As of June 30, 2020, the Company had cash of approximately $12.7 million, compared to cash of $5.7 million as of December 31, 2019. Subsequent to the end of the second quarter of 2020, the Company received an additional $3.4 million in research & development tax credits.
On June 30, 2020, the Company entered into a securities purchase agreement with Aspire Capital Fund, LLC (Aspire Capital) which provides that Aspire Capital is committed to purchase up to an aggregate of $30.0 million of the Company’s ADSs, with each ADS representing one hundred ordinary shares, during a 30-month term of the purchase agreement. As of June 30, 2020, $30.4 million remains available under the facility together with a facility entered into with Aspire in 2018.
Research and development (R&D) expenses in the second quarter of 2020 were approximately $3.0 million, as compared to approximately $3.6 million in the same quarter the prior year. This decrease was primarily due to lower drug manufacturing costs and reductions of discretionary clinical expenses due to the COVID-19 outbreak delaying certain ongoing trials.

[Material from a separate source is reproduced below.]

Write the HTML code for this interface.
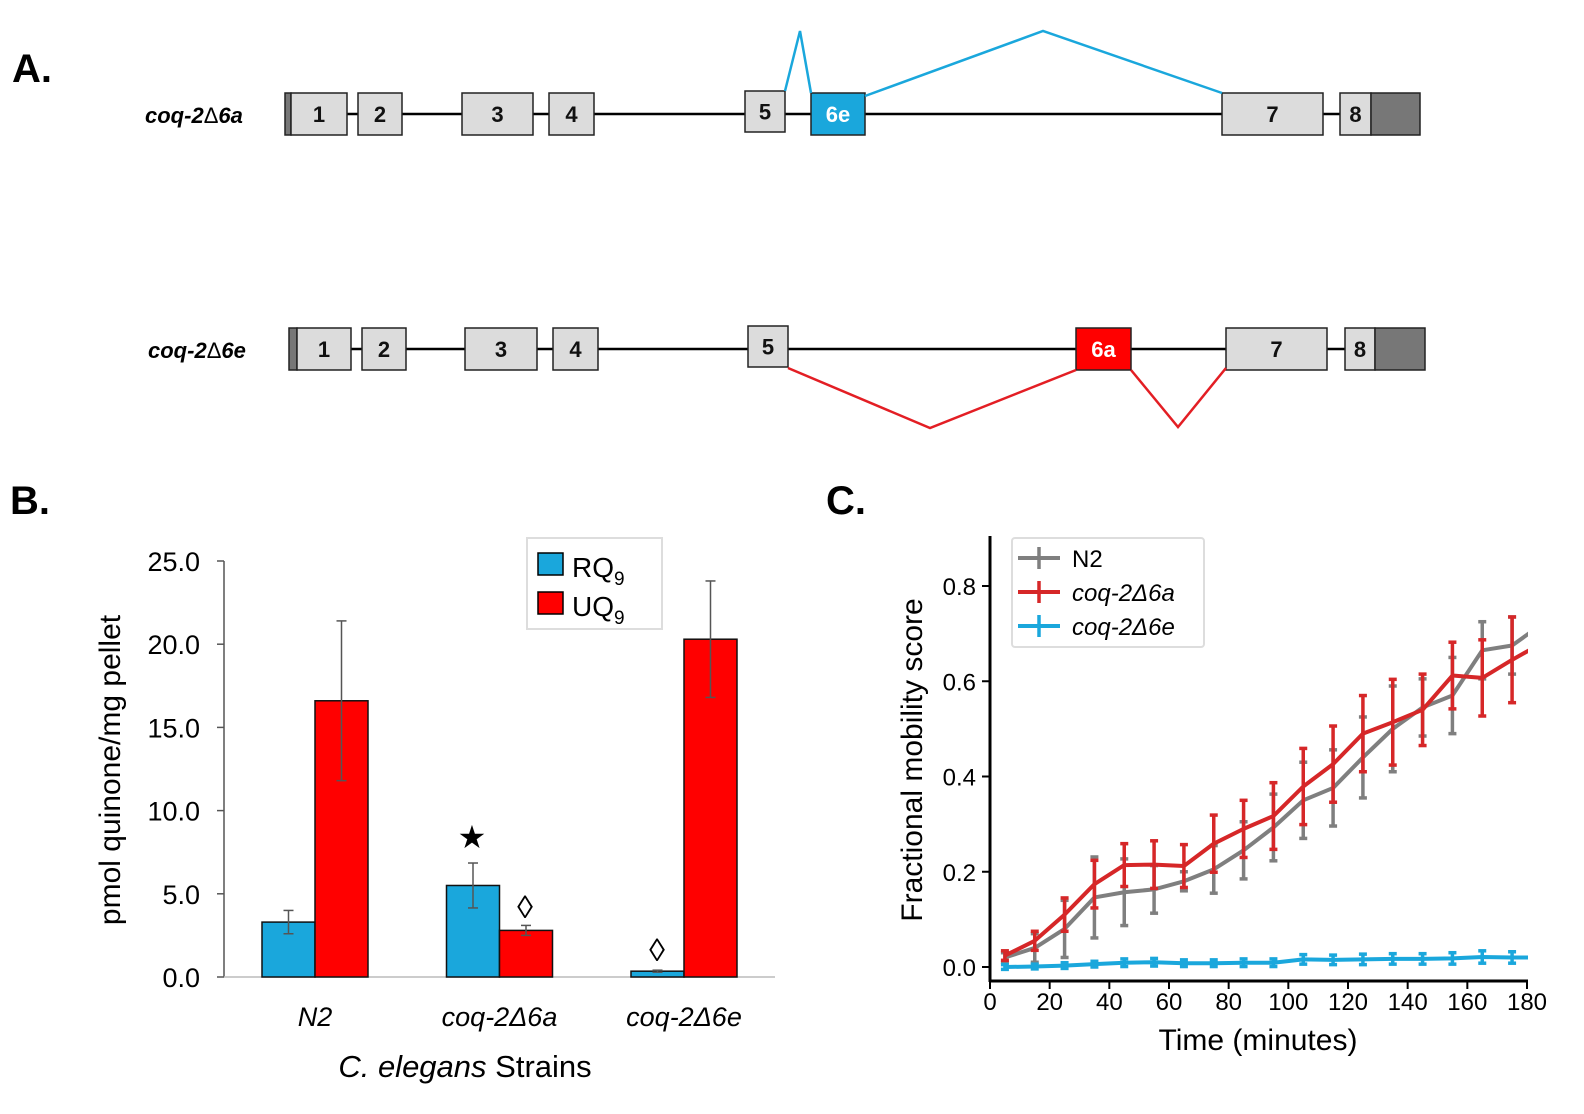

General and administrative (G&A) expenses in the second quarter of 2020 were approximately $2.9 million, as compared to approximately $2.4 million in the same quarter last year. This increase was primarily due to a one-time non-cash financing expense of $900,000 related to the 2020 purchase agreement with Aspire Capital. Higher expenses for insurance were partially offset by lower expenses for stock-based compensation, office rent and legal fees.
Total other expense for the second quarter of 2020 was approximately $2.4 million, as compared to total other income of $1.9 million in the same period the prior year. This change of $4.3 million was primarily due to approximately $4.3 million of loss related to the change in the fair value of the options and warrants liabilities in the second quarter of 2020 compared to the same period in 2019.
Net loss for the second quarter of 2020 was approximately $8.3 million, compared to a net loss of approximately $4.1 million for the same period in 2019. The increase in net loss was primarily due to higher Total Other Expense in 2020 and the aforementioned one-time non-cash financing expense related to the 2020 purchase agreement with Aspire Capital.
Important Message Regarding COVID-19

Akari’s clinical trial sites are based in areas currently affected by the global outbreak of the coronavirus, and public health epidemics such as this can adversely impact the Company’s business as a result of disruptions, such as travel bans, quarantines, and interruptions to access the trial sites and supply chains, which could result in material delays and complications with respect to research and development programs and clinical trials. Moreover, as a result of coronavirus, there is a general unease of conducting unnecessary activities in medical centers. As a consequence, the Company’s ongoing trials have been halted or disrupted. For example, the Phase I/II clinical trial in patients with AKC study has been halted and the Company expects that recruitment in the Phase III clinical trial in pediatric patients with HSCT-TMA will be delayed until the fourth quarter of 2020. It is too early to assess the full impact of the coronavirus outbreak on trials for nomacopan, but coronavirus is expected to affect Akari’s ability to complete recruitment in the original timeframe. The extent to which the coronavirus impacts operations will depend on future developments, which are highly uncertain and cannot be predicted with confidence, including the duration and continued severity of the outbreak, and the actions that may be required to contain the coronavirus or treat its impact. In particular, the continued spread of the coronavirus globally, could adversely impact the Company’s operations and workforce, including research and clinical trials and the ability to raise capital, could affect the operations of key governmental agencies, such as the FDA, which may delay the development of the Company’s product candidates and could result in the inability of suppliers to deliver components or raw materials on a timely basis or at all, each of which in turn could have an adverse impact on the Company’s business, financial condition and results of operation.